• **DATA LINES**

— BEGIN —

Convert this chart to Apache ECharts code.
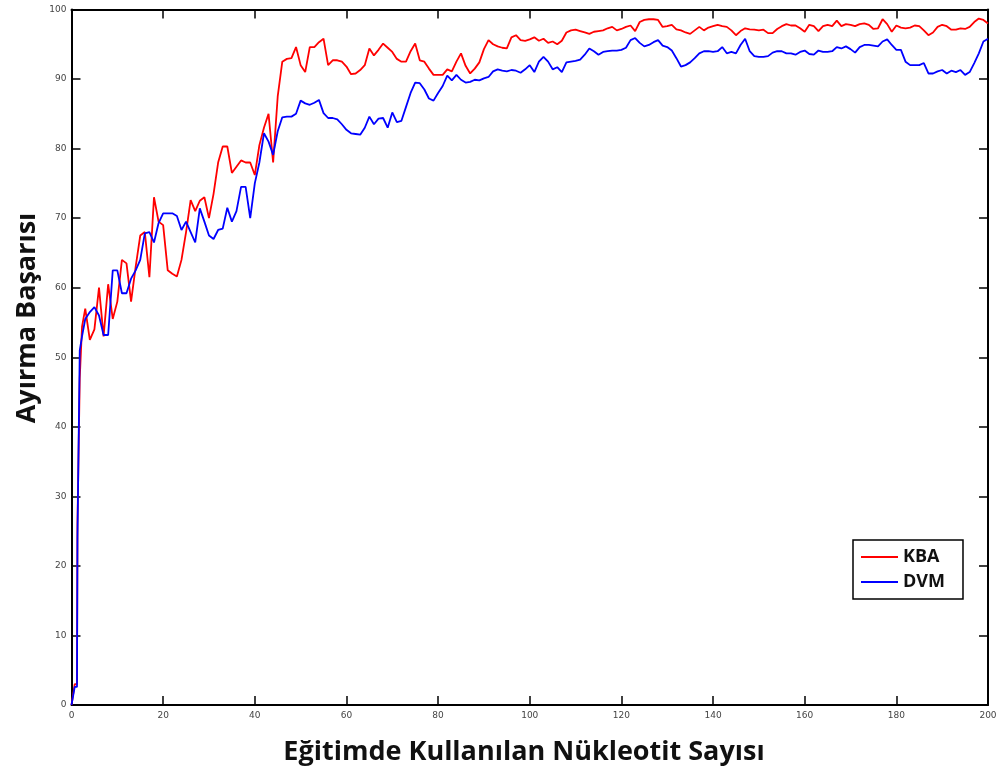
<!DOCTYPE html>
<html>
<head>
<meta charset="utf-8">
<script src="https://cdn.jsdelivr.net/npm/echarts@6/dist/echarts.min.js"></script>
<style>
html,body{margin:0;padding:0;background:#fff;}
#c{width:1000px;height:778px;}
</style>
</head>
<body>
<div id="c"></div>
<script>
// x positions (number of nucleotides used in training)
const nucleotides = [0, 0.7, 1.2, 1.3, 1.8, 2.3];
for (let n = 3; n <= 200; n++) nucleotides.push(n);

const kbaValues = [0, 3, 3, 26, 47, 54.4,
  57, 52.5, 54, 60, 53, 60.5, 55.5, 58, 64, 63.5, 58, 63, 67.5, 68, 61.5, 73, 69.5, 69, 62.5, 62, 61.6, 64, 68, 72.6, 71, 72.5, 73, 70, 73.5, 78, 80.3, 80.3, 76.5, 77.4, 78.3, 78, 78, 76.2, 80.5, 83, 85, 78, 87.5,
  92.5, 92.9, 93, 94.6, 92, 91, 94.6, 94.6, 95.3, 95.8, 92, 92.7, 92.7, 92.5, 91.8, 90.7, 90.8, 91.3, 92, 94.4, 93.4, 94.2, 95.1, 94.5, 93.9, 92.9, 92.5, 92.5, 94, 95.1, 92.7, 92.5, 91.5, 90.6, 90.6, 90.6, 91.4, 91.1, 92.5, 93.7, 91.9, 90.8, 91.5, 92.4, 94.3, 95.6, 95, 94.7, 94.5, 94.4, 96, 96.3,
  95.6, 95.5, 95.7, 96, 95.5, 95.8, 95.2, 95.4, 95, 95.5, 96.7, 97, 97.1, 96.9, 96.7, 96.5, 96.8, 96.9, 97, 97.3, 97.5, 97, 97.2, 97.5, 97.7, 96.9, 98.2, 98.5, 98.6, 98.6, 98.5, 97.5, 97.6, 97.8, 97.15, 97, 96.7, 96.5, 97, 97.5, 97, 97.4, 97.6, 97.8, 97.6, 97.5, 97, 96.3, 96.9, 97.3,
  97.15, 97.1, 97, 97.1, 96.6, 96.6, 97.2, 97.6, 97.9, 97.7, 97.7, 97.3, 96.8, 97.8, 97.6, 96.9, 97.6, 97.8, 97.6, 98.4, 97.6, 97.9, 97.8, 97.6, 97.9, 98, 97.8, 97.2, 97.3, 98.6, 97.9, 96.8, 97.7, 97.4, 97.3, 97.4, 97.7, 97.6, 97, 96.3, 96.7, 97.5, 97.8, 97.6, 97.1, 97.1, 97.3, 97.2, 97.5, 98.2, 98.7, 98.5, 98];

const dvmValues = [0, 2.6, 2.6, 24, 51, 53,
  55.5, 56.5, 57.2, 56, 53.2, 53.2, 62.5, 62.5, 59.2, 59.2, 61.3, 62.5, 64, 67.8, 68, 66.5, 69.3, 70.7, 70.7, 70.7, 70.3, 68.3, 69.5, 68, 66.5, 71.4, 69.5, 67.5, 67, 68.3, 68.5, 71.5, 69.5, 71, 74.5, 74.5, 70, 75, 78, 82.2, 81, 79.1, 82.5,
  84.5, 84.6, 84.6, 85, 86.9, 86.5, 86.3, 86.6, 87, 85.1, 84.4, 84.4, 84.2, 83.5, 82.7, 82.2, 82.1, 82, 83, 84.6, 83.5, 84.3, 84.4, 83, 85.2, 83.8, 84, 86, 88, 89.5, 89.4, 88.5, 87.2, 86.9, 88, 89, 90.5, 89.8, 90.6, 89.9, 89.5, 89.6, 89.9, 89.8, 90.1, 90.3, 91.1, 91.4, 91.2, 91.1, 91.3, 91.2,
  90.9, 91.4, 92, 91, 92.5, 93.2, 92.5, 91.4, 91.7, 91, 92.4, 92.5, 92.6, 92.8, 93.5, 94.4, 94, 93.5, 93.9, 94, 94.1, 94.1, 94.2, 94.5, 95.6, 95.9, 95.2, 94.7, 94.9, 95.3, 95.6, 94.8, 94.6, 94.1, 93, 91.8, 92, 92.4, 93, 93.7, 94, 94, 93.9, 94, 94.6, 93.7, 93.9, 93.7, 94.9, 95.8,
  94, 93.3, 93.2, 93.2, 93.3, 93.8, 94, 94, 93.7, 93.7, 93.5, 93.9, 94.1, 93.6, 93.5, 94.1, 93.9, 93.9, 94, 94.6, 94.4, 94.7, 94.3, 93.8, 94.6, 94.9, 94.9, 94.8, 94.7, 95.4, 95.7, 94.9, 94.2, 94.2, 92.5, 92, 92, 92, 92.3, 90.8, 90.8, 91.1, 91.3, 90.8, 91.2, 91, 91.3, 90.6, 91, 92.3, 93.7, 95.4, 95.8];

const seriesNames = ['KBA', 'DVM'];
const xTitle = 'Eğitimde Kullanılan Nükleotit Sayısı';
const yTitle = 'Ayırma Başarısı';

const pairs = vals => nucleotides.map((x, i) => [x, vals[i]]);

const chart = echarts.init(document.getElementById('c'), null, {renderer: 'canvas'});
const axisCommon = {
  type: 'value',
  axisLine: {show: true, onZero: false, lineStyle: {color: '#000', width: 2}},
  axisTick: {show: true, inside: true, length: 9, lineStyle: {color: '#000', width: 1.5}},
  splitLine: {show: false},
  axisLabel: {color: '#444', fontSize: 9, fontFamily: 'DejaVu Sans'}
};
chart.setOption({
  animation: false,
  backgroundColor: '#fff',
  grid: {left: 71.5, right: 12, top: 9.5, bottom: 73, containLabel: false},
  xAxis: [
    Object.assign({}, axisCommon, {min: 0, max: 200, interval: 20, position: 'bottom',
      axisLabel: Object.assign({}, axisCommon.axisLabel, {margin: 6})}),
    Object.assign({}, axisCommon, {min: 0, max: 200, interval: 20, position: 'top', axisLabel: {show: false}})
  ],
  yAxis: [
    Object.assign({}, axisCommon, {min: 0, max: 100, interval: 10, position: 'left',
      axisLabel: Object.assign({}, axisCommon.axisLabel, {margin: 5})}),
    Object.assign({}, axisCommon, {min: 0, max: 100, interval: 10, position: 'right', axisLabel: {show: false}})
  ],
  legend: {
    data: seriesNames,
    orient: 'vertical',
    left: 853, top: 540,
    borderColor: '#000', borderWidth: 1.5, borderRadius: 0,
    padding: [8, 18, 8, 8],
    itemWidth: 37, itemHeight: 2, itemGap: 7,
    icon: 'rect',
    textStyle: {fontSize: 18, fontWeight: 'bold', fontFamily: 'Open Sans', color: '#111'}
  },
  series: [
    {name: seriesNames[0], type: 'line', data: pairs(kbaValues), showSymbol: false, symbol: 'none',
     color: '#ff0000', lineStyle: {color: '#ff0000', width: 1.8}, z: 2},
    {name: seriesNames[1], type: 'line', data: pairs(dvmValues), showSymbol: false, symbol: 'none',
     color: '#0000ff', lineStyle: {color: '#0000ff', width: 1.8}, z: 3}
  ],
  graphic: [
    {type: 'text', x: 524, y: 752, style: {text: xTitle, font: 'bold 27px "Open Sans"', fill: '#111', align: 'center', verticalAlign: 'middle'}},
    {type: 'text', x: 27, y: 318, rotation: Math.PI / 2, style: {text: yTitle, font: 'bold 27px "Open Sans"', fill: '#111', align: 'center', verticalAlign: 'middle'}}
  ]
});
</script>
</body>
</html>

— END —

• **PROBLEM STATEMENT**
Leave out any pictures, please, and quote only the lines from the top of the data through the line that contains "for (let n = 3;".

• **FULL SOLUTION**
Convert this chart to Apache ECharts code.
<!DOCTYPE html>
<html>
<head>
<meta charset="utf-8">
<script src="https://cdn.jsdelivr.net/npm/echarts@6/dist/echarts.min.js"></script>
<style>
html,body{margin:0;padding:0;background:#fff;}
#c{width:1000px;height:778px;}
</style>
</head>
<body>
<div id="c"></div>
<script>
// x positions (number of nucleotides used in training)
const nucleotides = [0, 0.7, 1.2, 1.3, 1.8, 2.3];
for (let n = 3; n <= 200; n++) nucleotides.push(n);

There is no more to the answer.